The Electronic Medical Record–it's like magic.

This piece is the usual hyperbolic BS.

We could go over the drill.
Electronic Medical Records take time, precious time from real medical inquiry.
EMRs create tons of information, but not necessarily tons of good effort.
After you eliminate the pharmacy computer driven elimination of drug interactions and mistakes like prescribing drugs that the patient is allergic, the benefits decline rapidly.
All the patient safety studies are driven by patient safety gurus and wannabees–the claims they make are exaggerated.
The patient safety studies are so flawed that the lead researcher on the Harvard Team that got so much publicity, Troyen Brennan said in response to the ballyhooed Institute of Medicine monograph, To Err is Human that was the basis for the claim in this report of 100,000 deaths from negligence.
Here is the JunkScience.com post recently that discussed patient safety studies.
http://junkscience.com/2014/03/03/patient-safety-junk-research/
Here is the pertinent part:
But the patient safety crusade hadn’t counted on an honest Harvard physician/attorney named Troyen Brennan.
Within a few months of the big roll out and public relations splash by the Institute of Medicine (a sub of the National Academy of Sciences) on patient safety, announcing that physician/nurse/hospital negligence killed 44 to 98 thousand inpatients a year, Brennan, the lead author of the studies in New York and then Utah Colorado that were the basis for the IOM claim of an epidemic (we here at junkscience know enough to be wary of people like the IOM when they use the word epidemic) asked the NEJM for an opportunity to comment in a sort of Op Ed essay format.
Brennan’s essay appeared on April 13, 2000, 5 months after the release of the IOM report To Err is Human that was greeted with great fanfare as showing that,as USA Today said, doctors kill more people than auto accidents. Nice little sound bite, but misleading.
Even a small negligence rate unavoidable in a complex human activity will produce an impressive number if the denominator is large, and there were tens of millions of hospital admissions a year in the US. 0.25 % negligence with injury found in the studies still projects to a large number nationally.
Troyen Brennan M.D., J.D. — a lead Harvard researcher on the two studies that were the backbone of the IOM report and the source of the negligence death numbers that scared so many — asserted in an essay in NEJM that the research of the Harvard group was weak and was being misused by the IOM. Brennan wrote:
–”I have cautioned against drawing conclusions about the numbers of deaths in these studies.”
–”The ability of identifying errors is methodologically suspect.”
–”In both studies (New York and Utah/Colorado) we agreed among ourselves about whether events should be classified as preventable…these decisions do not necessarily reflect the views of the average physician, and certainly don’t mean that all preventable adverse events were blunders.”
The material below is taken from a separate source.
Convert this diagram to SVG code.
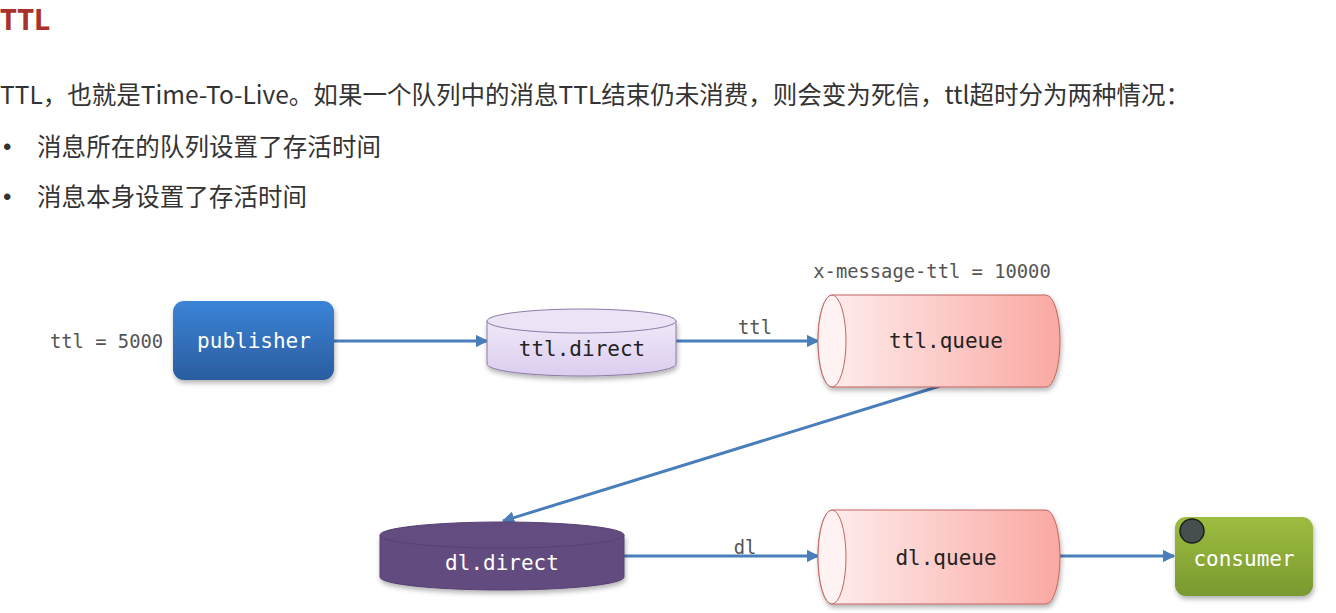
<svg xmlns="http://www.w3.org/2000/svg" width="1336" height="613" viewBox="0 0 1336 613">
<defs>
<style>
.cn{font-family:"Noto Sans CJK SC","Noto Sans",sans-serif;fill:#333;font-size:24.5px}
.dot{font-family:"Liberation Sans",sans-serif;fill:#333;font-size:24px}
.mono{font-family:"DejaVu Sans Mono","Liberation Mono",monospace}
.lbl{font-size:21px;text-anchor:middle}
.ann{font-size:18.8px;fill:#555}
.conn{stroke:#4a7ebb;stroke-width:3;fill:none;marker-end:url(#ah)}
</style>
<marker id="ah" viewBox="0 0 10 10" refX="9" refY="5" markerWidth="4.2" markerHeight="4.2" orient="auto" markerUnits="strokeWidth">
<path d="M0,0 L10,5 L0,10 Z" fill="#4a7ebb"/>
</marker>
<linearGradient id="gPub" x1="0" y1="0" x2="0" y2="1">
<stop offset="0" stop-color="#3b84d8"/><stop offset="1" stop-color="#2a5c9e"/>
</linearGradient>
<linearGradient id="gCon" x1="0" y1="0" x2="0" y2="1">
<stop offset="0" stop-color="#9dbd40"/><stop offset="1" stop-color="#7a9930"/>
</linearGradient>
<linearGradient id="gQ" x1="0" y1="0" x2="1" y2="0">
<stop offset="0" stop-color="#fef0f0"/><stop offset="1" stop-color="#fba8a2"/>
</linearGradient>
<linearGradient id="gEx" x1="0" y1="0" x2="0" y2="1">
<stop offset="0" stop-color="#efe8f8"/><stop offset="1" stop-color="#dccdef"/>
</linearGradient>
<filter id="sh" x="-10%" y="-10%" width="130%" height="140%">
<feDropShadow dx="1" dy="3" stdDeviation="2.5" flood-color="#000" flood-opacity="0.3"/>
</filter>
</defs>
<rect width="1336" height="613" fill="#fff"/>

<g id="header">
<text x="0" y="30" font-family="Noto Sans, Liberation Sans, sans-serif" font-weight="bold" font-size="29" fill="#a8322b">TTL</text>
<text class="cn" x="0" y="104" textLength="1190" lengthAdjust="spacing">TTL，也就是Time-To-Live。如果一个队列中的消息TTL结束仍未消费，则会变为死信，ttl超时分为两种情况：</text>
<text class="dot" x="3" y="155">•</text>
<text class="cn" x="37" y="156" textLength="344" lengthAdjust="spacing">消息所在的队列设置了存活时间</text>
<text class="dot" x="3" y="205">•</text>
<text class="cn" x="37" y="206" textLength="270" lengthAdjust="spacing">消息本身设置了存活时间</text>
</g>

<g id="connectors">
<line class="conn" x1="334" y1="341" x2="487" y2="341"/>
<line class="conn" x1="676" y1="341" x2="818" y2="341"/>
<line class="conn" x1="940" y1="386" x2="503" y2="521"/>
<line class="conn" x1="624" y1="556" x2="818" y2="556"/>
<line class="conn" x1="1060" y1="556" x2="1174" y2="556"/>
<text class="mono ann" x="755" y="334" text-anchor="middle">ttl</text>
<text class="mono ann" x="745" y="554" text-anchor="middle">dl</text>
</g>

<g id="publisher">
<text class="mono ann" x="50" y="348">ttl = 5000</text>
<rect x="173" y="301" width="161" height="79" rx="11" fill="url(#gPub)" filter="url(#sh)"/>
<text class="mono lbl" x="254" y="348" fill="#fff">publisher</text>
</g>

<g id="ttl-direct">
<path d="M487,321 L487,364 A94.5,12 0 0 0 676,364 L676,321" fill="url(#gEx)" stroke="#8c7aa6" stroke-width="1" filter="url(#sh)"/>
<ellipse cx="581.5" cy="321" rx="94.5" ry="12" fill="#ece4f6" stroke="#8c7aa6" stroke-width="1"/>
<text class="mono lbl" x="582" y="356" fill="#222">ttl.direct</text>
</g>

<g id="ttl-queue">
<text class="mono ann" x="932" y="278" text-anchor="middle" fill="#333">x-message-ttl = 10000</text>
<path d="M832,295 L1046,295 A14,46 0 0 1 1046,387 L832,387 A14,46 0 0 1 832,295 Z" fill="url(#gQ)" stroke="#c26560" stroke-width="1" filter="url(#sh)"/>
<ellipse cx="832" cy="341" rx="14" ry="46" fill="#fff2f2" stroke="#c26560" stroke-width="1"/>
<text class="mono lbl" x="946" y="348" fill="#222">ttl.queue</text>
</g>

<g id="dl-direct">
<path d="M380,535 L380,577 A122,13 0 0 0 624,577 L624,535" fill="#624b7f" stroke="#554070" stroke-width="1" filter="url(#sh)"/>
<ellipse cx="502" cy="535" rx="122" ry="13" fill="#634c80" stroke="#574272" stroke-width="1"/>
<text class="mono lbl" x="502" y="570" fill="#fff">dl.direct</text>
</g>

<g id="dl-queue">
<path d="M832,510 L1046,510 A14,47 0 0 1 1046,604 L832,604 A14,47 0 0 1 832,510 Z" fill="url(#gQ)" stroke="#c26560" stroke-width="1" filter="url(#sh)"/>
<ellipse cx="832" cy="557" rx="14" ry="47" fill="#fff2f2" stroke="#c26560" stroke-width="1"/>
<text class="mono lbl" x="946" y="565" fill="#222">dl.queue</text>
</g>

<g id="consumer">
<rect x="1175" y="517" width="138" height="79" rx="11" fill="url(#gCon)" filter="url(#sh)"/>
<circle cx="1192" cy="531" r="12" fill="#464e4e" stroke="#1c1f1f" stroke-width="1.5"/>
<text class="mono lbl" x="1244" y="566" fill="#fff">consumer</text>
</g>
</svg>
That might help you evaluate the claims made that some new computer driven medical record keeping will somehow make magic and keep physicians and nurses from being so terribly negligent. These people are so sure of the themselves. My experience is that a computer is a tool, sometimes a clumsy tool. No magic except it does make for very big increases in the overhead for medical care.
http://www.digitaljournal.com/pr/1782638

3 thoughts on “The Electronic Medical Record–it's like magic.”

  1. The problem with EMR has nothing to do with doctors or medical care. Like everything else the federal government does involving the “health care industry”, it’s about a thrid party being insinuated between you and your doctor. Any mistakes that can be made on paper can be made on a computer, so any claim that moving from paper to computers will eliminate those mistakes is obviously false.
    Besides, most doctors already have electronic record keeping. In my experience doctors tend to be intelligent people open to new technology. They just don’t have the right brand of electronic records. Tell me again which article of the constitution says that congress shall pick and choose the winners in an open market?

  2. The medical profession being dragged into the 20th, and maybe the 21st,century was inevitable. I’ve enjoyed the ability to go on-line and pick up test results and schedule visits. My doc has all the pertinent info in a database. What I don’t like is talking to the doc and the doc staring at a computer screen.

  3. I have a friend who is an insulin dependent diabetic. Should she go into a coma, she won’t be able to identify herself, so they can’t look up her records.
    She wears an non-electronic, super low tech, medical alert bracelet. D’oh!